Moment, das machen wir doch online auch? Einmal bei Amazon einkaufen, einmal bei Apple, einmal eventuell sogar noch das Microsoft-Office online verlängern. Sicherlich. Aber Amazon, Apple, Microsoft, Fortnite und Co. sitzen auf unseren Daten, die wir bei der Registrierung eingegeben haben. Und sie haben unsere Kontodaten. Beim Bäcker um die Ecke werde ich vielleicht mal mit Namen begrüßt und man weiß schon, was ich kaufen werde - weil ich immer das Körnerbrot deluxe ohne Gluten nehme und die Verkäufer*innen ein gutes Gedächtnis haben. Ja, es gab in der Vergangenheit auch EC-Kartendienstleister*innen, die die EC-Daten weitergegeben haben. Keine Frage. Wer die in die Hände kommt, kann munter das Konto abräumen.

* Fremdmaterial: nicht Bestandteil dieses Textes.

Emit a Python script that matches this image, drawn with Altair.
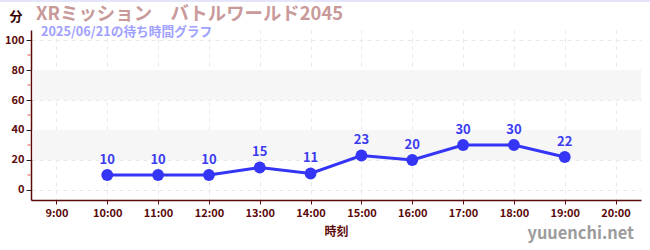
import altair as alt
import pandas as pd

hours = [10, 11, 12, 13, 14, 15, 16, 17, 18, 19]
waits = [10, 10, 10, 15, 11, 23, 20, 30, 30, 22]
x_ticks = [9, 10, 11, 12, 13, 14, 15, 16, 17, 18, 19, 20]
y_ticks = [0, 20, 40, 60, 80, 100]
minor_y = [10, 30, 50, 70, 90]
band_lo = [20, 60]
band_hi = [40, 80]

W, H = 610, 170
df = pd.DataFrame({"hour": hours, "wait": waits})
bands = pd.DataFrame({"lo": band_lo, "hi": band_hi})

xs = alt.Scale(domain=[8.5, 20.5], nice=False, zero=False)
ys = alt.Scale(domain=[-6.7, 106.7], nice=False, zero=False)
axis_col = "#5c0a0a"

y_axis = alt.Axis(values=y_ticks, grid=True, gridDash=[4, 4], gridColor="#e8e8e8",
                  domainColor=axis_col, domainWidth=1.5, tickColor="#222", tickSize=5,
                  labelColor=axis_col, labelFontSize=11, labelFontWeight="bold",
                  labelFont="Noto Sans CJK JP", labelPadding=2, labelOverlap=False)

band_layer = alt.Chart(bands).mark_rect(color="#f6f6f6").encode(
    x=alt.value(1.5), x2=alt.value(W),
    y=alt.Y("lo:Q", scale=ys, axis=y_axis, title=None), y2="hi:Q",
)

base = alt.Chart(df)
x_enc = alt.X("hour:Q", scale=xs, title="時刻",
              axis=alt.Axis(values=x_ticks, labelExpr="datum.value + ':00'",
                            grid=True, gridDash=[4, 4], gridColor="#e8e8e8",
                            domainColor=axis_col, domainWidth=1.5, tickColor=axis_col, tickSize=4,
                            labelColor=axis_col, labelFontSize=11, labelFontWeight="bold",
                            labelFont="Noto Sans CJK JP", labelPadding=3, labelOverlap=False,
                            titleColor=axis_col, titleFont="Noto Sans CJK JP",
                            titleFontSize=12, titleFontWeight="bold", titlePadding=8))
y_enc = alt.Y("wait:Q", scale=ys, title=None, axis=y_axis)

line = base.mark_line(color="#3535f5", strokeWidth=3).encode(x=x_enc, y=y_enc)
pts = base.mark_circle(color="#3535f5", size=140, opacity=1).encode(x="hour:Q", y=y_enc)
lbl = base.mark_text(color="#3b3bf0", fontSize=13, fontWeight="bold", dy=-15,
                     font="Noto Sans CJK JP").encode(x="hour:Q", y=y_enc, text="wait:Q")

minor = pd.DataFrame({"m": minor_y})
minor_ticks = alt.Chart(minor).mark_tick(color="#e00000", orient="horizontal", size=3,
                                         thickness=1).encode(
    x=alt.value(-2), y=alt.Y("m:Q", scale=ys, axis=y_axis, title=None))

def txt(s, x, y, **kw):
    return alt.Chart(pd.DataFrame({"t": [s]})).mark_text(font="Noto Sans CJK JP", **kw).encode(
        x=alt.value(x), y=alt.value(y), text="t:N")

title = txt("XRミッション　バトルワールド2045", 5, -16, align="left", baseline="middle",
            fontSize=18.4, fontWeight="bold", color="#c99a9a")
sub = txt("2025/06/21の待ち時間グラフ", 10, 1.5, align="left", baseline="middle",
          fontSize=12.7, fontWeight="bold", color="#a0a0ff")
fun = txt("分", -15, -13, align="center", baseline="middle", fontSize=13,
          fontWeight="bold", color="#3a0000")
site = txt("yuuenchi.net", 603, 204, align="right", baseline="middle", fontSize=16.4,
           fontWeight="bold", color="#9c9c9c")
topline = alt.Chart(pd.DataFrame({"a": [0]})).mark_rule(color="#e4e4fa", strokeWidth=2).encode(
    x=alt.value(-31), x2=alt.value(619), y=alt.value(-29))

chart = alt.layer(band_layer, line, pts, lbl, minor_ticks, title, sub, fun, site, topline).properties(
    width=W, height=H,
    autosize=alt.AutoSizeParams(type="none"),
    padding={"left": 31, "top": 30, "right": 9, "bottom": 50},
).configure_view(stroke=None)

chart.save("out.html", embed_options={"renderer": "svg", "actions": False})
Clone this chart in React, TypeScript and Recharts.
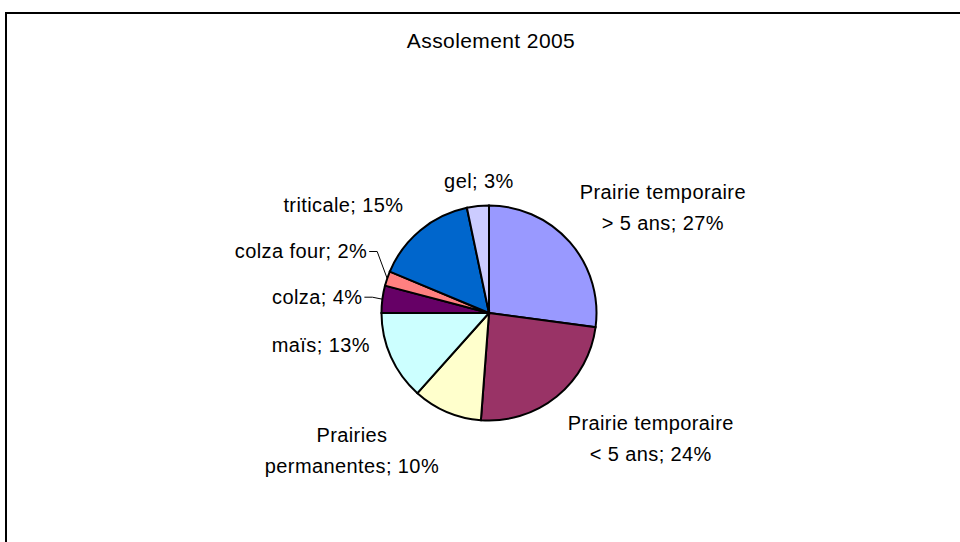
import { PieChart, Pie, Cell } from "recharts";

// ---- données ----
const CATEGORIES = [
  "Prairie temporaire > 5 ans",
  "Prairie temporaire < 5 ans",
  "Prairies permanentes",
  "maïs",
  "colza",
  "colza four",
  "triticale",
  "gel",
];
const SHARES = [27.1, 24.1, 10.4, 13.4, 4.1, 2.2, 15.4, 3.3];
const TITLE = "Assolement 2005";

// ---- couleurs ----
const COLORS = ["#9999FF", "#993366", "#FFFFCC", "#CCFFFF", "#660066", "#FF8080", "#0066CC", "#CCCCFF"];

// ---- placement des étiquettes (décalage depuis le bord de la part) ----
const LABEL_LAYOUT = [
  { dx: 93, dy: -35, anchor: "middle", wrap: 18, leader: false },
  { dx: 94, dy: 42, anchor: "middle", wrap: 18, leader: false },
  { dx: -95, dy: 39, anchor: "middle", wrap: 8, leader: false },
  { dx: -21, dy: -12, anchor: "end", wrap: 0, leader: false },
  { dx: -20, dy: -2, anchor: "end", wrap: 0, leader: true },
  { dx: -20, dy: -27, anchor: "end", wrap: 0, leader: true },
  { dx: -17, dy: -25, anchor: "end", wrap: 0, leader: false },
  { dx: 1, dy: -25, anchor: "middle", wrap: 0, leader: false },
];

const data = CATEGORIES.map((name, i) => ({ name, value: SHARES[i] }));

const FONT = "'Liberation Sans', Arial, sans-serif";
const LINE_H = 31;

const renderLabel = (props: any) => {
  const { cx, cy, midAngle, outerRadius, percent, index, name } = props;
  const RADIAN = Math.PI / 180;
  const ex = cx + outerRadius * Math.cos(-midAngle * RADIAN);
  const ey = cy + outerRadius * Math.sin(-midAngle * RADIAN);
  const lay = LABEL_LAYOUT[index];
  const pct = `${Math.round(percent * 100)}%`;
  const lines = lay.wrap
    ? [name.slice(0, lay.wrap).trim(), `${name.slice(lay.wrap).trim()}; ${pct}`]
    : [`${name}; ${pct}`];
  const x = ex + lay.dx;
  const yc = ey + lay.dy;
  const y0 = yc - ((lines.length - 1) * LINE_H) / 2;
  return (
    <g key={`lbl-${index}`}>
      {lay.leader && (
        <polyline
          points={`${x + 2},${yc} ${x + 10},${yc} ${ex},${ey}`}
          fill="none"
          stroke="#000"
          strokeWidth={1}
        />
      )}
      <text
        x={x}
        y={y0}
        textAnchor={lay.anchor}
        dominantBaseline="central"
        fontFamily={FONT}
        fontSize={20}
        letterSpacing={0.4}
        fill="#000"
      >
        {lines.map((t, k) => (
          <tspan key={k} x={x} dy={k === 0 ? 0 : LINE_H}>
            {t}
          </tspan>
        ))}
      </text>
    </g>
  );
};

export default function App() {
  return (
    <div style={{ position: "absolute", left: 0, top: 0, width: 960, height: 542, background: "#fff", overflow: "hidden" }}>
      <div
        style={{
          position: "absolute",
          left: 5,
          top: 12,
          width: 1000,
          height: 600,
          borderTop: "2px solid #000",
          borderLeft: "2px solid #000",
        }}
      />
      <div
        style={{
          position: "absolute",
          left: 0,
          top: 28,
          width: 982,
          textAlign: "center",
          fontFamily: FONT,
          fontSize: 21,
          letterSpacing: 0.4,
          lineHeight: "26px",
        }}
      >
        {TITLE}
      </div>
      <div style={{ position: "absolute", left: 0, top: 0 }}>
        <PieChart width={960} height={542} margin={{ top: 0, right: 0, bottom: 0, left: 0 }}>
          <Pie
            data={data}
            dataKey="value"
            nameKey="name"
            cx={489}
            cy={313}
            outerRadius={107.5}
            startAngle={90}
            endAngle={-270}
            stroke="#000"
            strokeWidth={2}
            labelLine={false}
            label={renderLabel}
            isAnimationActive={false}
          >
            {data.map((_, i) => (
              <Cell key={i} fill={COLORS[i]} />
            ))}
          </Pie>
        </PieChart>
      </div>
    </div>
  );
}
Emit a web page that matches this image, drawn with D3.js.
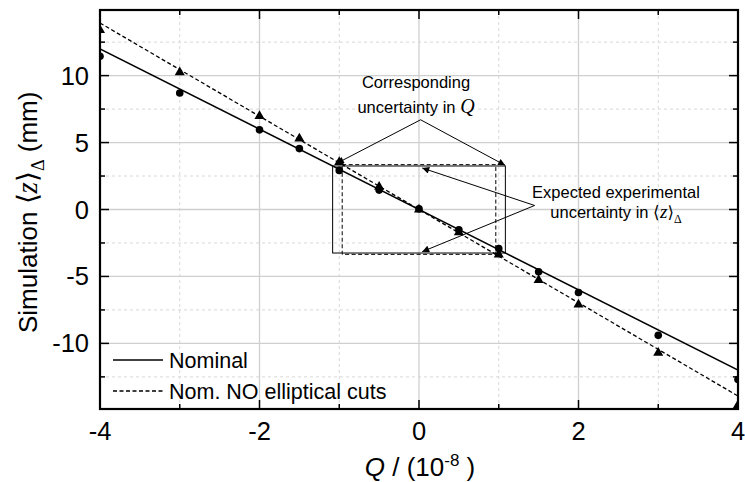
<!DOCTYPE html>
<html>
<head>
<meta charset="utf-8">
<script src="https://cdn.jsdelivr.net/npm/d3@7"></script>
<style>
  body { margin: 0; background: #fff; }
  svg text { font-family: "Liberation Sans", Arial, sans-serif; fill: #000; }
</style>
</head>
<body>
<svg id="chart" width="745" height="482"></svg>
<script>
// Q values (units of 1e-8) and simulated <z>_Delta (mm)
const qValues      = [-4, -3, -2, -1.5, -1, -0.5, 0, 0.5, 1, 1.5, 2, 3, 4];
const nominalZ     = [11.45, 8.7, 5.95, 4.55, 2.92, 1.45, 0.05, -1.52, -2.92, -4.65, -6.2, -9.4, -12.7];
const noCutsZ      = [13.4, 10.25, 6.98, 5.3, 3.55, 1.7, 0.0, -1.7, -3.36, -5.27, -7.1, -10.7, -14.6];

// Linear fits drawn across the full Q range
const fitQ         = [-4, 4];
const nominalFit   = [12.0, -12.0];
const noCutsFit    = [13.93, -13.93];

// Uncertainty boxes: half-width in Q and half-height in <z>
const nominalBox   = [1.083, 3.25];
const noCutsBox    = [0.963, 3.35];

// Axis ticks
const xMajor = [-4, -2, 0, 2, 4];
const xMinor = [-3, -1, 1, 3];
const yMajor = [-10, -5, 0, 5, 10];
const yMinor = [-12.5, -7.5, -2.5, 2.5, 7.5, 12.5];

const legendLabels = ["Nominal", "Nom. NO elliptical cuts"];

const svg = d3.select("#chart");
const L = 100, R = 738, T = 10, B = 409;

const x = d3.scaleLinear().domain([-4, 4]).range([L, R]);
const y = d3.scaleLinear().domain([-14.9, 14.9]).range([B, T]);

const defs = svg.append("defs");
defs.append("clipPath").attr("id", "plotClip")
  .append("rect").attr("x", L).attr("y", T).attr("width", R - L).attr("height", B - T);
defs.append("marker").attr("id", "arrow")
  .attr("viewBox", "0 0 10 10").attr("refX", 10).attr("refY", 5)
  .attr("markerWidth", 11).attr("markerHeight", 7).attr("markerUnits", "userSpaceOnUse")
  .attr("orient", "auto")
  .append("path").attr("d", "M0,0 L10,5 L0,10 Z").attr("fill", "#000");

// Grid
const grid = svg.append("g");
grid.selectAll(".gxm").data(xMinor).join("line")
  .attr("x1", d => x(d)).attr("x2", d => x(d)).attr("y1", T).attr("y2", B)
  .attr("stroke", "#d8d8d8").attr("stroke-width", 1).attr("stroke-dasharray", "3,3");
grid.selectAll(".gym").data(yMinor).join("line")
  .attr("y1", d => y(d)).attr("y2", d => y(d)).attr("x1", L).attr("x2", R)
  .attr("stroke", "#d8d8d8").attr("stroke-width", 1).attr("stroke-dasharray", "3,3");
grid.selectAll(".gxM").data(xMajor.slice(1, -1)).join("line")
  .attr("x1", d => x(d)).attr("x2", d => x(d)).attr("y1", T).attr("y2", B)
  .attr("stroke", "#cfcfcf").attr("stroke-width", 1.3);
grid.selectAll(".gyM").data(yMajor).join("line")
  .attr("y1", d => y(d)).attr("y2", d => y(d)).attr("x1", L).attr("x2", R)
  .attr("stroke", "#cfcfcf").attr("stroke-width", 1.3);

// Fit lines and markers
const plot = svg.append("g").attr("clip-path", "url(#plotClip)");
const line = d3.line().x(d => x(d[0])).y(d => y(d[1]));
plot.append("path").datum(fitQ.map((q, i) => [q, nominalFit[i]]))
  .attr("d", line).attr("fill", "none").attr("stroke", "#000").attr("stroke-width", 1.5);
plot.append("path").datum(fitQ.map((q, i) => [q, noCutsFit[i]]))
  .attr("d", line).attr("fill", "none").attr("stroke", "#000").attr("stroke-width", 1.3)
  .attr("stroke-dasharray", "4,2.5");

plot.selectAll(".tri").data(qValues.map((q, i) => [q, noCutsZ[i]])).join("path")
  .attr("d", d3.symbol(d3.symbolTriangle, 44))
  .attr("transform", d => `translate(${x(d[0])},${y(d[1])})`).attr("fill", "#000");
plot.selectAll(".dot").data(qValues.map((q, i) => [q, nominalZ[i]])).join("circle")
  .attr("cx", d => x(d[0])).attr("cy", d => y(d[1])).attr("r", 3.8).attr("fill", "#000");

// Uncertainty boxes
const boxes = svg.append("g").attr("fill", "none").attr("stroke", "#000").attr("stroke-width", 1);
boxes.append("rect")
  .attr("x", x(-nominalBox[0])).attr("y", y(nominalBox[1]))
  .attr("width", x(nominalBox[0]) - x(-nominalBox[0])).attr("height", y(-nominalBox[1]) - y(nominalBox[1]));
boxes.append("rect")
  .attr("x", x(-noCutsBox[0])).attr("y", y(noCutsBox[1]))
  .attr("width", x(noCutsBox[0]) - x(-noCutsBox[0])).attr("height", y(-noCutsBox[1]) - y(noCutsBox[1]))
  .attr("stroke-dasharray", "4,2.5");

// Annotation arrows (data coordinates)
const arrows = [
  [[0.02, 6.7], [-1.03, 3.45]],
  [[0.02, 6.7], [1.08, 3.3]],
  [[1.45, 0.3], [0.04, 3.1]],
  [[1.45, 0.3], [0.04, -3.15]]
];
svg.append("g").selectAll("line").data(arrows).join("line")
  .attr("x1", d => x(d[0][0])).attr("y1", d => y(d[0][1]))
  .attr("x2", d => x(d[1][0])).attr("y2", d => y(d[1][1]))
  .attr("stroke", "#000").attr("stroke-width", 1).attr("marker-end", "url(#arrow)");

// Annotation text
const ann = svg.append("g").style("font-size", "16.5px").attr("text-anchor", "middle");
ann.append("text").attr("x", 416).attr("y", 88).text("Corresponding");
const a2 = ann.append("text").attr("x", 416).attr("y", 113);
a2.append("tspan").text("uncertainty in ");
a2.append("tspan").style("font-style", "italic").style("font-family", "Liberation Serif, serif").style("font-size", "20px").text("Q");
ann.append("text").attr("x", 616).attr("y", 198).text("Expected experimental");
const a4 = ann.append("text").attr("x", 616).attr("y", 218);
a4.append("tspan").text("uncertainty in ");
a4.append("tspan").style("font-family", "DejaVu Sans").style("font-weight", "200").text("\u27E8");
a4.append("tspan").style("font-style", "italic").style("font-family", "Liberation Serif, serif").style("font-size", "19px").text("z");
a4.append("tspan").style("font-family", "DejaVu Sans").text("\u27E9");
a4.append("tspan").attr("dy", 5).style("font-family", "Liberation Serif, serif").style("font-size", "12px").text("\u0394");

// Axes frame and ticks (inward, mirrored)
const axes = svg.append("g").attr("stroke", "#000");
function ticks(vals, len) {
  vals.forEach(v => {
    axes.append("line").attr("x1", x(v)).attr("x2", x(v)).attr("y1", B).attr("y2", B - len).attr("stroke-width", 1.5);
    axes.append("line").attr("x1", x(v)).attr("x2", x(v)).attr("y1", T).attr("y2", T + len).attr("stroke-width", 1.5);
  });
}
function yticks(vals, len) {
  vals.forEach(v => {
    axes.append("line").attr("y1", y(v)).attr("y2", y(v)).attr("x1", L).attr("x2", L + len).attr("stroke-width", 1.5);
    axes.append("line").attr("y1", y(v)).attr("y2", y(v)).attr("x1", R).attr("x2", R - len).attr("stroke-width", 1.5);
  });
}
ticks(xMajor, 9); ticks(xMinor, 5);
yticks(yMajor, 9); yticks(yMinor, 5);
axes.append("rect").attr("x", L).attr("y", T).attr("width", R - L).attr("height", B - T)
  .attr("fill", "none").attr("stroke-width", 2.2);

// Tick labels
const tl = svg.append("g").style("font-size", "25.5px");
tl.selectAll(".xl").data(xMajor).join("text")
  .attr("x", d => x(d)).attr("y", 440).attr("text-anchor", "middle").text(d => d);
tl.selectAll(".yl").data(yMajor).join("text")
  .attr("x", 89).attr("y", d => y(d) + 9).attr("text-anchor", "end").text(d => d);

// Axis titles
const xt = svg.append("text").attr("x", 420).attr("y", 476).attr("text-anchor", "middle").style("font-size", "26px");
xt.append("tspan").style("font-style", "italic").text("Q");
xt.append("tspan").text(" / (10");
xt.append("tspan").attr("dy", -10).style("font-size", "17px").text("-8");
xt.append("tspan").attr("dy", 10).text("  )");

const yt = svg.append("text").attr("transform", "translate(37,333) rotate(-90)").style("font-size", "26px");
yt.append("tspan").text("Simulation ");
yt.append("tspan").style("font-family", "DejaVu Sans").style("font-weight", "200").style("font-size", "28px").text("\u27E8");
yt.append("tspan").style("font-style", "italic").style("font-family", "Liberation Serif, serif").style("font-size", "29px").text("z");
yt.append("tspan").style("font-family", "DejaVu Sans").style("font-weight", "200").style("font-size", "28px").text("\u27E9");
yt.append("tspan").attr("dy", 7).style("font-family", "Liberation Serif, serif").style("font-size", "18px").text("\u0394");
yt.append("tspan").attr("dy", -7).text(" (mm)");

// Legend
const lg = svg.append("g");
legendLabels.forEach((lab, i) => {
  const yy = 360 + i * 31;
  lg.append("line").attr("x1", 113).attr("x2", 163).attr("y1", yy).attr("y2", yy)
    .attr("stroke", "#000").attr("stroke-width", i === 0 ? 1.5 : 1.3)
    .attr("stroke-dasharray", i === 0 ? null : "4,2.5");
  lg.append("text").attr("x", 169).attr("y", yy + 7.5).style("font-size", "21.5px").text(lab);
});
</script>
</body>
</html>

Wer Zugang aber zu unseren digitalen Konten hat, hat Zugang zu unseren Träumen, Wünschen und unseren Gefühlen. Unsere Kaufhistorie alleine zeigt nicht nur, was wir uns leisten konnten - woraus sich Rückschlüsse auf unser Gehalt schon mal stellen lassen - die Wunschlisten zeigen, was wir uns leisten wollen. Unsere Rezensionen offenbaren wie wir über Dinge denken und unsere Sterne zeigen, wie wir Dinge bewerten. Es sind nicht nur die Kontodaten, die bei den Firmen gesammelt sind. Es ist unsere digitale Historie. Und kommt dazu, dass Alexa noch verrät, über was wir im Vertrauen mit anderen im Haus gesprochen haben - eine KI könnte ohne weiteres ein digitales Double von uns erstellen und das agieren lassen. Big Data, Baby.

Weil wir uns das aber nicht ins Gedächtnis rufen, weil wir uns einfach nicht darum kümmern, wo unsere Daten hinkommen - weil wir auch denken, dass große Firmen automatisch große Datensicherheit bedeuten - und natürlich weil uns das alles nicht selbst betreffen kann, deswegen haben wir längst den Protest eingestellt. Wir nehmen stillschweigend hin, dass Daten aus Firmen verschwinden. Erst dann, wenn es uns selbst betrifft, wenn wir selbst gestochen werden, fühlen wir uns wütend und auch hilflos. Allerdings: Es liegt an uns Maßnahmen zu treffen und es liegt auch an uns, bei jedem Datenskandal nicht einfach mit den Schultern zu zucken. Vorsatz fürs Neue Jahr? Aktiv werden. Wie auch immer. Aber: Nicht mehr kopfschüttelnd meinen, das sei halt der Preis, den wir für das Digitale bezahlen müssten.